Mortgage Loan
Comparison Calculator
Determining which loan provides you with the best value involves more than
simply comparing monthly payments. Use this calculator to sort through the
monthly payments, fees and other costs associated with getting a new loan. By
comparing these important variables side by side, this calculator can help you
pick the loan that works best for you. Click on the "View Report" button to see
the results in detail.
Calculator Definitions
Loan Amount
The total dollar amount for this loan.
Interest Rate
The interest rate on this loan.
Loan Term
The number of years over which you will repay this loan. The most common terms
are 15 years and 30 years. If this loan has a "balloon" payment, the loan term
will be shorter than the number of years to amortize the loan. For example, a
loan with a 5-year term amortized over 30 years will have the same monthly
payment as a 30-year loan with the same interest rate. The difference is the
30-year loan will have equal payments for 30 years. The 5-year loan will have
equal payments for 5 years and then a very large, or balloon, payment for the
remaining balance.
Amortization
The number of years used in calculating the monthly payment. Loans that are
amortized over a longer period than their loan term have a balloon payment. See
"Loan term" for more information.
Origination Fee
The dollar amount charged as a loan origination fee, which is included in the
Annual Percentage Rate (APR) calculation. For many loans a 1% origination fee
is common. For example: a 1% fee on a $120,000 loan would cost $1,200.
Commitment Fee
An upfront fee included in the APR calculation.
Other Fees
Fees included in the APR calculation. These fees can vary by lender but, at a
minimum, usually includes prepaid interest.
Other Costs
Any other costs that should be included in the APR calculation.
Monthly Loan Payment
Monthly principal and interest payment (PI).

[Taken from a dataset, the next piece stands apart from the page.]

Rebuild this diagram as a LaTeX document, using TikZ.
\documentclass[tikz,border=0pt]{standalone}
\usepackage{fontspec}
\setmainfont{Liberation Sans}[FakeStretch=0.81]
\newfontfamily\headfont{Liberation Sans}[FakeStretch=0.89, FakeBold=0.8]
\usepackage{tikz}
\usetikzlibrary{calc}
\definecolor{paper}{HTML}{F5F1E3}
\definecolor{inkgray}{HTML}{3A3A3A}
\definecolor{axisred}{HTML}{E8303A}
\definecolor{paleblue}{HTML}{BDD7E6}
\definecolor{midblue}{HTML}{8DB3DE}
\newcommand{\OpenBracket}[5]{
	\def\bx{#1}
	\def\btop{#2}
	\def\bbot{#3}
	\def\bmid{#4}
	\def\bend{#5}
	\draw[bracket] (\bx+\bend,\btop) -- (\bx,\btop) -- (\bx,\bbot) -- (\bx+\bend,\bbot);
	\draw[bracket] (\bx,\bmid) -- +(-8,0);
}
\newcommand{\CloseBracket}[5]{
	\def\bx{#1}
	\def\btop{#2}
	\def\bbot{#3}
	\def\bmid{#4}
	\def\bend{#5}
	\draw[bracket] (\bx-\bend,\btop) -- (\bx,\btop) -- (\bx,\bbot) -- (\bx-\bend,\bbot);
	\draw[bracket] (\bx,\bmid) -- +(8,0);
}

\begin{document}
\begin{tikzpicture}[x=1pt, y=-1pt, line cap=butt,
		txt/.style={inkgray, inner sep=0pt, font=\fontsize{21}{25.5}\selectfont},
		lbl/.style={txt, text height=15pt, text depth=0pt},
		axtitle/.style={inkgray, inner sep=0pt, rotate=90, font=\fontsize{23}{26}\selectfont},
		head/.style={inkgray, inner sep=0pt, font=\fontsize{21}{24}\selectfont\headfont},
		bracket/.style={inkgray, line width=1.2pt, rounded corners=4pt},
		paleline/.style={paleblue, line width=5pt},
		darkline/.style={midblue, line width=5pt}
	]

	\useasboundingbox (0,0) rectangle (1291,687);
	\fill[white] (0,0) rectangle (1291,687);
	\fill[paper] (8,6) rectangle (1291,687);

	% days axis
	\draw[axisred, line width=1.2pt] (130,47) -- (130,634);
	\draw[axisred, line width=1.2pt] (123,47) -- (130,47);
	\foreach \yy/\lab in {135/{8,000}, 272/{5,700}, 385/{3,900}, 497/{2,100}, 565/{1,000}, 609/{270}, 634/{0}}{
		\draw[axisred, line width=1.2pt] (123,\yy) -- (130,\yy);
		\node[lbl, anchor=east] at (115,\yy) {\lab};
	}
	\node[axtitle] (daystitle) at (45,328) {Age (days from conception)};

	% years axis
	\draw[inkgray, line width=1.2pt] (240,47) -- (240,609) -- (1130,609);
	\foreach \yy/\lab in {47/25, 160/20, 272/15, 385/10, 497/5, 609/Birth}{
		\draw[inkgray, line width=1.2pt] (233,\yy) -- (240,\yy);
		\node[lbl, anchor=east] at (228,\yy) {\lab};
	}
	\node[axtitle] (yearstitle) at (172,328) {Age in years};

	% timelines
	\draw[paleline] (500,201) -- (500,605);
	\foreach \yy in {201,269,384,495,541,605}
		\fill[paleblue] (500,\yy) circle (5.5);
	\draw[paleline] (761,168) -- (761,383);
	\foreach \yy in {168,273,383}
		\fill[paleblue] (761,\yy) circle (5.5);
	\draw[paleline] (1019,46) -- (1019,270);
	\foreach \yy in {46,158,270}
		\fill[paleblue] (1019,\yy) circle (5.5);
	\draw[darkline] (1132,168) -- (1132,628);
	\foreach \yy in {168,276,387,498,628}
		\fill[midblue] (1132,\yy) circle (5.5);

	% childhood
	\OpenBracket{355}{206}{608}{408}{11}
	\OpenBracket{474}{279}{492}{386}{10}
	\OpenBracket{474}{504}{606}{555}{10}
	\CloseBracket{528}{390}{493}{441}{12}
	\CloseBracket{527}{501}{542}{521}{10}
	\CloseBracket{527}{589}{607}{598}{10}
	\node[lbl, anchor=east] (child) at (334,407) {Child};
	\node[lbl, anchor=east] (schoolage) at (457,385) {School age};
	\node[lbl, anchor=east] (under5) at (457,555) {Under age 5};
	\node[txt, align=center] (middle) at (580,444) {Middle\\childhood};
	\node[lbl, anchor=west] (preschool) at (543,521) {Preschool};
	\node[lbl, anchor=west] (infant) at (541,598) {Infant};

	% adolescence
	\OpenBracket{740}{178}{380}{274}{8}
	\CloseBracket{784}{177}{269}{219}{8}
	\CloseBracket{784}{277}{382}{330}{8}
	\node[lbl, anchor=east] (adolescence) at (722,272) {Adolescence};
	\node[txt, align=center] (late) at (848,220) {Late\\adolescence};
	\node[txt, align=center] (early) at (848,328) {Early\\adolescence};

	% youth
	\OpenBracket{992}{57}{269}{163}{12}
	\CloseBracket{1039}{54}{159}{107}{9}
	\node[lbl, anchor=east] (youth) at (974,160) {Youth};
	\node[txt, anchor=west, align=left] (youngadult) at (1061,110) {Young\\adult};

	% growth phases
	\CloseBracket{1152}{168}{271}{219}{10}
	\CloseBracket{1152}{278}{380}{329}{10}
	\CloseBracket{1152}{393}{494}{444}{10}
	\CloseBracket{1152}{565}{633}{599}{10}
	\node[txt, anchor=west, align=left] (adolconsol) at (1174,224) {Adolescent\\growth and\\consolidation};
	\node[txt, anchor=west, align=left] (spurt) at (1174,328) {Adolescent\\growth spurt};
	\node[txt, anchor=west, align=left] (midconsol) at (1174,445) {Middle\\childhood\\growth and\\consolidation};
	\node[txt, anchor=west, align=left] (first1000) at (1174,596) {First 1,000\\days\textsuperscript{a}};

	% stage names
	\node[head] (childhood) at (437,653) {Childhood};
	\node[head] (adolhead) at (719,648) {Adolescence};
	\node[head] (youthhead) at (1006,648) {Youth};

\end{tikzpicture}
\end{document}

Annual Percentage Rate (APR)
A standard calculation used by lenders. It is designed to help borrowers
compare different loan options. For example: a loan with a lower stated
interest rate may be a bad value if its fees are too high. Likewise, a loan
with a higher stated rate and very low fees could be an exceptional value. APR
calculations incorporate these fees into a single rate. You can then compare
loans with different fees, rates or different terms.
Balloon Payment
This is the total final payment for all loans that are amortized over a period
of time longer than the loan term. The balloon payment is total interest and
principal balance due at the end of the loan term. (If the loan term is the
same as the amortization, this amount is always zero.)
| This information including the report and interactive
calculator is intended for informational purposes only. They are made available
as self-help tools for your independent use. They do not replace the advice of
a qualified professional including Josh
Powell. All examples are hypothetical and are for illustrative
purposes. We can not and do not guarantee their applicability or accuracy in
regards to your individual circumstances.